There are two nominal safeguards, neither of which has proved effective in relation to orders made under section 2:

(1)  the courts will construe a Henry VIII order strictly against a minister and

(2)  a Henry VIII power can only be used in respect of an existing statute, because the power of Parliament cannot be projected into the future.

That safeguard of course proved useless in Metric Martyrs, when the courts, with respect, overturned centuries of constitutional doctrine going back to Sir Edward Coke by upholding an order made in respect of a later statute. In that case a Henry VIII order under section 2 purportedly amended the  Weights and Measures Act 1985.

Happily the decision in Metric Martyrs isn’t binding. With great respect, it’s junk law and will probably be overturned in the wake of Brexit.  

A Warning to David Davis

My respectful advice to David is to scrap the idea of using Henry VIII powers altogether. It’s a trap. The Cabinet Office are desperate to keep Britain subject to community law.
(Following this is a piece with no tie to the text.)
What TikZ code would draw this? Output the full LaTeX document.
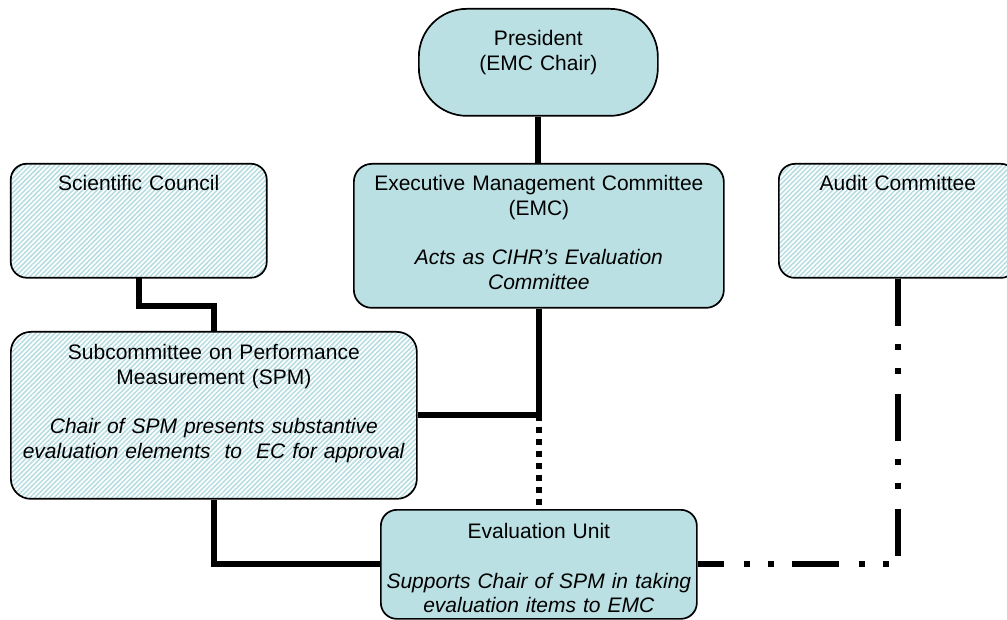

One of the reasons the Cabinet Office are so powerful is because they have access to the personnel files of the judiciary, which went across to the DCA (Dept for Constitutional Affairs)when the Lord Chancellor’s Department was abolished by Tony Blair, who was of course pushed into it by the Cabinet Office. I suspect they have foisted the idea of using Henry VIII orders on the Department for Exiting the European Union.

Soros is bound to bankroll more legal challenges and the judges are bound to quash every Henry VIII order making substantive changes. Since they are unconstitutional in principle they should not be used anyway.

If statutes need repealing or amending that can be done with a Schedule of Repeals in the Great Reform Act. It’s simple – you just repeal any Act importing community law and remove references to the EU in statutes passed since 1973. There aren’t all that many – in order to by-pass Parliamentary scrutiny most EU directives have been incorporated by order. These can simply be revoked.

That idiot woman Gina Miller, no offence intended, thinks it could take up to a decade to unpick EU obligations incorporated into UK law. So it will, if we leave it to idle civil servants. If ministers get a grip, two years should be ample time.

False Claims By The SNP

The SNP have a long history of making false claims. They claim to back Scottish independence, when what they want is for Scotland to become a state party to the TEU, with the euro as her currency. Possibly having smoked too much haggis, they have also asserted ownership of Britain’s part of the North Sea.

The latest lie, touted this weekend by Nicola Sturgeon, is that the EU is the world’s largest single market. It isn’t, not by a long chalk. NAFTA is far bigger. NAFTA GDP in 2016 was $20.7 trillion, compared to just $13.5 trillion for the EU27. NAFTA’s population is also greater than the EU27’s and its area is nearly three times as great.